GLOBAL financial ratings company Moody’s Investors Service has downgraded its outlook of the Nigerian economy to negative from stable as a result of what it termed the fragility of the country’s public finances and sluggish growth prospects.
According to Moody’s, the increasing fragility of Nigeria’s public finances is evident in the greater reliance by the government on financing from the Central Bank of Nigeria (CBN) over the last three years. It added that the government is dependent on oil export proceeds to cover persistently large fiscal deficits, with CBN cash advances reaching 2.5% of gross domestic product (GDP) on a net basis at the end of September 2019.
Next year, the CBN is aiming to generate $4bn from non-oil exports revenue in 2020 but even if this is achieved, it pales in comparison to the $25bn got from crude oil shipments. Also, $4bn represents a minute percentage of Nigeria’s total GDP of about $375bn and with a tax-to-GDP ratio of just 6%, the government is struggling to find ways of funding much-needed infrastructural projects.

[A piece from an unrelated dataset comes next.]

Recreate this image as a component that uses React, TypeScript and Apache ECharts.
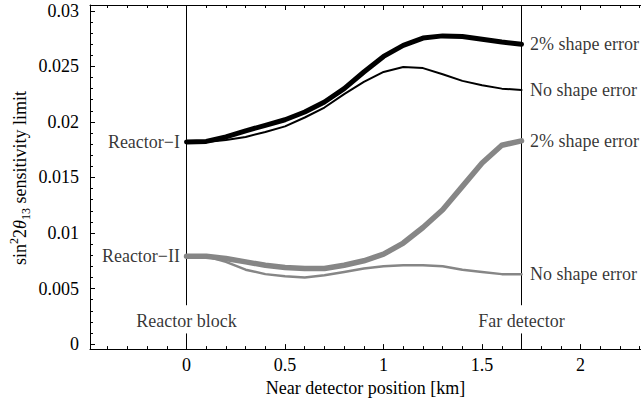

A Moody’s spokesman said: “In particular, CBN advances are more expensive than debt-funded on the domestic capital market as the CBN applies a penalty rate on top of its monetary policy rate currently at 13.5 per cent. Moody’s expects general government revenues to remain very low at around 8% of GDP until 2022, despite measures to such as the value added tax rate increase to 7.5 % from 5% in 2020.
“Consequently, debt affordability will remain weak, with general government interest payments at around 25 per cent of revenues in the next few years. The economy has yet to fully recover from the oil price shock of 2015 and the subsequent recession in 2016, while real growth remains below population growth, denoting an erosion in incomes from already low levels.”
Moody’s also projected Nigeria’s real growth to remain weak, at just over 2% over the next few years. It added that this low growth environment makes achieving the government’s objectives of job creation, improvement in social indicators and fiscal consolidation via increased revenue collection highly challenging.
“However, the continuation of the current policy mix, including the rationing of the supply of US dollars in the economy while suppressing part of the demand for foreign currency aimed at supporting domestic production and job creation over the long term, will constrain economic growth over the short to medium term. Overall, given Moody’s expectation that general government fiscal deficits are likely to remain around 4% of GDP and 50% of revenues and growth subdued over the coming years, rapid debt accumulation will continue,” the Moody’s spokesman added.
Moody’s expects Nigeria’s debts to total N49trn ($135bn) by the end of 2021, accounting for about 27% of GDP. While still at moderate levels, debt has accumulated quickly over the last four years, almost tripling to an estimated N33trn or 23.2% of GDP in 2019 from N12.6trn or 13.2% in 2015.
These figures includes the debts of the federal government, the states and local governments. They also include the net cash advances from the CBN, as well as the stock of promissory notes issued to clear past arrears.